A do not resuscitate notice is supposed to help avoid elderly, frail and dying patients from being resuscitated via chest compressions that can leave people with broken ribs and is often unsuccessful in those who are at the end of their life.

While a DNACPR is a doctor’s decision and not subject to patient consent, it is unlawful to apply them in a blanket fashion to groups of patients and they must be made on an individual basis and after consultation with the patient and their family.  

Not consulting with patients or their family is a breach of human rights laws and applying them to groups of patients or those with a non-life threatening condition, such as a learning disability, would also be a breach of the Equality Act 2010.

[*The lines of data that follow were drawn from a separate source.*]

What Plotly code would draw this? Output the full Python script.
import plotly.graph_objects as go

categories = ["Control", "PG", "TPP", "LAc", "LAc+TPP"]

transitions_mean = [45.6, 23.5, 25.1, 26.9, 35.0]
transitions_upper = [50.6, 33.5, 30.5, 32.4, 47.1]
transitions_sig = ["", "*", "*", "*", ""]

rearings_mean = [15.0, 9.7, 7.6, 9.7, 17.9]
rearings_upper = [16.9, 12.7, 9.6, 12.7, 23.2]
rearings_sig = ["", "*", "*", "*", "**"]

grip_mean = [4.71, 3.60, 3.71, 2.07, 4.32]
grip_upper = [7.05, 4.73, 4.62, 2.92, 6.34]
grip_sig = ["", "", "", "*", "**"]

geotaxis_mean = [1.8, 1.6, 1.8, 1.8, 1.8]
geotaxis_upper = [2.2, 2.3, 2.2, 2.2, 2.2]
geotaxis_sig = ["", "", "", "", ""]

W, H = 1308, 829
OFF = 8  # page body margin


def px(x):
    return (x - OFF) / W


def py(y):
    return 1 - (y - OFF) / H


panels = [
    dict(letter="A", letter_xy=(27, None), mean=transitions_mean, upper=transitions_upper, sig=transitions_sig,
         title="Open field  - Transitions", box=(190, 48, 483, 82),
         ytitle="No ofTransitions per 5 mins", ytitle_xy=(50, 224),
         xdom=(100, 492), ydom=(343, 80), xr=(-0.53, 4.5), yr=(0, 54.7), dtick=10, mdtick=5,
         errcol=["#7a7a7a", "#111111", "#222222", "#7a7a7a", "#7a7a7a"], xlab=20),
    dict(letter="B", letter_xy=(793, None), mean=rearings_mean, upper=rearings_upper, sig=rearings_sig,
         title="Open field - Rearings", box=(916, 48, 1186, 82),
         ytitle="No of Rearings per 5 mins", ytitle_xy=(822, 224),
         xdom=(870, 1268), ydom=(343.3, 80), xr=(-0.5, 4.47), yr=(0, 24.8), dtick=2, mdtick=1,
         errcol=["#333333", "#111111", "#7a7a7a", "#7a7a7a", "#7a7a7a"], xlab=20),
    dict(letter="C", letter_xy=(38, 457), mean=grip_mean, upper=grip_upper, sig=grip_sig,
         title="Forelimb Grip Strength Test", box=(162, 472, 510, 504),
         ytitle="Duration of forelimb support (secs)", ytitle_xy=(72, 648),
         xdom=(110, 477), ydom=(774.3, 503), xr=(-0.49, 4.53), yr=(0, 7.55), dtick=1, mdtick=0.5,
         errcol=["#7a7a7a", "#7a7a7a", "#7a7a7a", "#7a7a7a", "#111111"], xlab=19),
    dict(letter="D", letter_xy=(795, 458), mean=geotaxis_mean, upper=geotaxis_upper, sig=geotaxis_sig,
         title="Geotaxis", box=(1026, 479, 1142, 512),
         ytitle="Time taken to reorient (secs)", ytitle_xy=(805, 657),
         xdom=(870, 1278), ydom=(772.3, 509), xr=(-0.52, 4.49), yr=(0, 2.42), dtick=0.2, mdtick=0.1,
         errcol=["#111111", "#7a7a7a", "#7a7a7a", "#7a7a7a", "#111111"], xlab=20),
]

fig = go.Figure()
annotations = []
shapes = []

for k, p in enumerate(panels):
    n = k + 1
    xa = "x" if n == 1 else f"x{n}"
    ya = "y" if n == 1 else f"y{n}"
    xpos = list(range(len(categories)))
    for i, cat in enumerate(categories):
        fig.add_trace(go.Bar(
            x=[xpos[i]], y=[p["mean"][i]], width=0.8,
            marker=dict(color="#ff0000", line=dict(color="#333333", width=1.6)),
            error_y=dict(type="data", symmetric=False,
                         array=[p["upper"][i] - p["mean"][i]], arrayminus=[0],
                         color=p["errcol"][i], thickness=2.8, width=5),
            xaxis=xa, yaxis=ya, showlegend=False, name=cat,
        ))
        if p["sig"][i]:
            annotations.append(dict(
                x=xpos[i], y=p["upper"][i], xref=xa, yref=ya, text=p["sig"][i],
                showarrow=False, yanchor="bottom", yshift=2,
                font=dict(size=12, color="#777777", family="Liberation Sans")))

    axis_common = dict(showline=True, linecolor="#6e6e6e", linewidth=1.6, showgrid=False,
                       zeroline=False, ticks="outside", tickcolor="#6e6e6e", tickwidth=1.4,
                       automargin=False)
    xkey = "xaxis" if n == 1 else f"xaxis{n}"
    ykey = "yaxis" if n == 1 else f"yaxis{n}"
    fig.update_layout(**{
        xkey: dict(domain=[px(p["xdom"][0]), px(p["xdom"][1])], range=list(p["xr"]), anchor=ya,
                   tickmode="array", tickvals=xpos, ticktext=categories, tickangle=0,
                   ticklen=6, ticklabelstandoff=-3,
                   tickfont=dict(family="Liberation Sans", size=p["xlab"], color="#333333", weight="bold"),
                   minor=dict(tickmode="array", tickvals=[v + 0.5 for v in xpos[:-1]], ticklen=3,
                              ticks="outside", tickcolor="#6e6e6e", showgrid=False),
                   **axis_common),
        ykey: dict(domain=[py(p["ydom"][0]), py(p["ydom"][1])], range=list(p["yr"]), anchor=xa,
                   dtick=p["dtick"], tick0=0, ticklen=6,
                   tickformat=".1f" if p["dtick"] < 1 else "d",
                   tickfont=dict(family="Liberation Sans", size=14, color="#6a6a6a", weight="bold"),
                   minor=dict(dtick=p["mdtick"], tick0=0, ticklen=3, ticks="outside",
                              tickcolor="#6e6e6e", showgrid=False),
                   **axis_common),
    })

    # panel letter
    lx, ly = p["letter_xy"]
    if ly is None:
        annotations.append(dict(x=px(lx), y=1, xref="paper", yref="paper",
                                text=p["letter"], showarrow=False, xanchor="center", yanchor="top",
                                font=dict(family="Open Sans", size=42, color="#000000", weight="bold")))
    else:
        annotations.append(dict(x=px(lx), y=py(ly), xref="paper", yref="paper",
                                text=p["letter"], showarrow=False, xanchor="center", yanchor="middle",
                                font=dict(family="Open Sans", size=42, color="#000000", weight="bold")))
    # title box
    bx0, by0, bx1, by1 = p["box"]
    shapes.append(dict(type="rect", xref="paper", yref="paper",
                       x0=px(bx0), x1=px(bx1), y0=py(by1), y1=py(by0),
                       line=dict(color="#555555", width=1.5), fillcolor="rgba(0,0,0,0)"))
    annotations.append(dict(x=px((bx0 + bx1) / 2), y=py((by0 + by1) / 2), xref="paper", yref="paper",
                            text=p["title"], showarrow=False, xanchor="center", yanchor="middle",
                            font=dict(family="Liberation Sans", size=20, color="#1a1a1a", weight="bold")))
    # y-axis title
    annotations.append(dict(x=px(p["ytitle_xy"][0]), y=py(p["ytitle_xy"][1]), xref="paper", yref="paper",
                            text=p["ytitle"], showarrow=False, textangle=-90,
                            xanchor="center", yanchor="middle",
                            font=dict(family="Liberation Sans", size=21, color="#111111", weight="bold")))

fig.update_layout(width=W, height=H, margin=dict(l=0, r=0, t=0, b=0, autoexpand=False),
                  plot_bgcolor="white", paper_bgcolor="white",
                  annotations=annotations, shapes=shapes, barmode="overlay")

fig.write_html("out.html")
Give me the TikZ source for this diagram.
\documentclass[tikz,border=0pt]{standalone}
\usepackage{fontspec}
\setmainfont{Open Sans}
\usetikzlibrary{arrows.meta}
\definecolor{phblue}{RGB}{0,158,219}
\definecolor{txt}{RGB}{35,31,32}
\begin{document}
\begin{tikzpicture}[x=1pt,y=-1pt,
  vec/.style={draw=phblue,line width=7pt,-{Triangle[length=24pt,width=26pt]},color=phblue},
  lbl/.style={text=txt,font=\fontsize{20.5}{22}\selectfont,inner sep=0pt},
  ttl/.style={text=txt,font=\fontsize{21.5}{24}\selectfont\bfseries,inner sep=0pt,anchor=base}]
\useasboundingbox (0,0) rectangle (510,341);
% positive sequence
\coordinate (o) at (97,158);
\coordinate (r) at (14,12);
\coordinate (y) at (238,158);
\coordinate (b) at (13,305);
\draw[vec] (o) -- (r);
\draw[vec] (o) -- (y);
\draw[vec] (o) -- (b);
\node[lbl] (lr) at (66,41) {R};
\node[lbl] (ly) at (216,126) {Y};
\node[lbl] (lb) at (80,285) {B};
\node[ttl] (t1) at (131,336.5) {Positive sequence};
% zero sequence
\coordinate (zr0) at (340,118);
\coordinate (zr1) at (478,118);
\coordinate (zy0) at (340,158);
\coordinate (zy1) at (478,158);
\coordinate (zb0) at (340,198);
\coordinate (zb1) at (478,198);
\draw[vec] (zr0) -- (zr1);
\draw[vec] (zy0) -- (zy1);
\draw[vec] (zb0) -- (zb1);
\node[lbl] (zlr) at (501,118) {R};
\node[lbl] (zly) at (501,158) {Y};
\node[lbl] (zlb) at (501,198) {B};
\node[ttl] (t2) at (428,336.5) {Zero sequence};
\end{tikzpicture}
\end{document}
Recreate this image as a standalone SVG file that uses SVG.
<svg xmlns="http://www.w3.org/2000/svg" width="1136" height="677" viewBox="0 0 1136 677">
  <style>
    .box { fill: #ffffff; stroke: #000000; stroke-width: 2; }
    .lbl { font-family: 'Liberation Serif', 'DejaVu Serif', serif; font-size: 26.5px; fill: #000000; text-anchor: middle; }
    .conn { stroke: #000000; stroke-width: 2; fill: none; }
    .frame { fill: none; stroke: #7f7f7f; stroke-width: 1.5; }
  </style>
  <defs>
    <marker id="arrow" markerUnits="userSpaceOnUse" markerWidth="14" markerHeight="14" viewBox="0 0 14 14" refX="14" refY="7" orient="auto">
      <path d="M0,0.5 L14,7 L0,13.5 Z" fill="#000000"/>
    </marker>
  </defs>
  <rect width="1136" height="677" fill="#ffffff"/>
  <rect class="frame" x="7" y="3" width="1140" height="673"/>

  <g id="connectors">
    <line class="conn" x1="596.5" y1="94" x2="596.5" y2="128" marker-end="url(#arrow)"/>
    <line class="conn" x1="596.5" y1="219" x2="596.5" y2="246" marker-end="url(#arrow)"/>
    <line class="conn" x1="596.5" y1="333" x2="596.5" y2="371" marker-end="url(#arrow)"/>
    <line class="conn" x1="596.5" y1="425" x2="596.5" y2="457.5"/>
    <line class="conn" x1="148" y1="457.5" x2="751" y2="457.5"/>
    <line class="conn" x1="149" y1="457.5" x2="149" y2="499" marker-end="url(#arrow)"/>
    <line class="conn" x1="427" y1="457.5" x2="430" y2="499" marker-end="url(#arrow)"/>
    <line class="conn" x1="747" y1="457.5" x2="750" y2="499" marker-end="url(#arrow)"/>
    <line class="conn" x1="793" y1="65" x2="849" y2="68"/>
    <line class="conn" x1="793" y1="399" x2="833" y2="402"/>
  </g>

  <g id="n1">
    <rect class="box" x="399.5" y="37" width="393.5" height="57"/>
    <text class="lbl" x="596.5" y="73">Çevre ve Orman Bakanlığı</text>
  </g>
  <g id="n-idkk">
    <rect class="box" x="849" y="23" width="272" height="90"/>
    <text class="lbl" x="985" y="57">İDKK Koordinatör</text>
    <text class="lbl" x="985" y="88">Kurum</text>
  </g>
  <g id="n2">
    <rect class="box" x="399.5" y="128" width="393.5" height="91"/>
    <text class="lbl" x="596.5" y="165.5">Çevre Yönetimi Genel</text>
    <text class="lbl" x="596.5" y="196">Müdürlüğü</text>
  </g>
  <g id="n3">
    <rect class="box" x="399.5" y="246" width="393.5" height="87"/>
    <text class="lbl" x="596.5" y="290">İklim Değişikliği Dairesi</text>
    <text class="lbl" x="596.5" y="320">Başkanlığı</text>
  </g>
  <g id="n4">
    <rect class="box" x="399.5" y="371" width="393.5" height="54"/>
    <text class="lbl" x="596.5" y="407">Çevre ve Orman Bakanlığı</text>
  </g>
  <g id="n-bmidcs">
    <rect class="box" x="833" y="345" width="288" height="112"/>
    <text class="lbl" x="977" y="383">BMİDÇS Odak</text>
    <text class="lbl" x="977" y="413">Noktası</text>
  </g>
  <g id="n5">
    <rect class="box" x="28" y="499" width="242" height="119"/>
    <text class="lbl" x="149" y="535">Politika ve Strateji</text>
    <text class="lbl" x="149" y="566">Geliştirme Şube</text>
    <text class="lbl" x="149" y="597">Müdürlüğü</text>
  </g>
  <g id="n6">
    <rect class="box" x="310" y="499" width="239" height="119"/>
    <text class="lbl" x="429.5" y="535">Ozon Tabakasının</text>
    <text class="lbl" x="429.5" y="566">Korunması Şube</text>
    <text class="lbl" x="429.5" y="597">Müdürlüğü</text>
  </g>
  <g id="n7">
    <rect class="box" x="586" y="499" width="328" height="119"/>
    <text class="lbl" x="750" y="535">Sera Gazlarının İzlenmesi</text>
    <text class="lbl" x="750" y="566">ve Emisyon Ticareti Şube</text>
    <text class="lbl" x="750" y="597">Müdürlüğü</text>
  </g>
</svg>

Earlier this year, Kate Masters, whose family won a landmark legal ruling giving patients the right to be consulted over DNACPRs in 2014, threatened the department with a judicial review over the government’s failure to provide meaningful advice and information about DNACPRs to patients and doctors.

The government said it would do this but has so far failed to do so.

Speaking to The Independent, Ms Masters said she found the examples cited by the CQC upsetting, adding: “This is not a new issue. I have been asking for a review of DNACPRs for the past 10 years and it affects 300,000 people every year who die with a DNACPR in place.

“It is good to see the government are finally taking this seriously and commissioning the CQC to do the review but I think the time frame is too short and the scope too narrow.”

She added: “The government need to listen to the CQC and take some action or we will just be going round in circles.”

Human rights lawyer Merry Varnery, a partner at Leigh Day solicitors, represented Kate Masters in her bid to get action from the government and has presented evidence to ministers over repeated unlawful DNACPRs.

She said: “Blanket DNARs and those done with no prior consultation without there being exceptional reasons are unlawful & violate human rights.”

The CQC said it was “clear there was confusion and miscommunication” about the use of DNACPRs at the start of the pandemic but there were warnings issued by itself, NHS England and other bodies over the inappropriate use of the orders.  

It added: “It is possible that in some cases inappropriate DNACPRs remain in place. We expect all care providers to assure themselves that any DNACPR decisions have been made appropriately, in discussion with the person and in line with legal requirements and best practice.”

Dr Sarah Holmes from Marie Curie charity said: “We must ensure that there are no remaining DNACPR orders in place that dying people, or their families, may not be aware of.”

The CQC’s investigation will continue with a final report expected in February next year.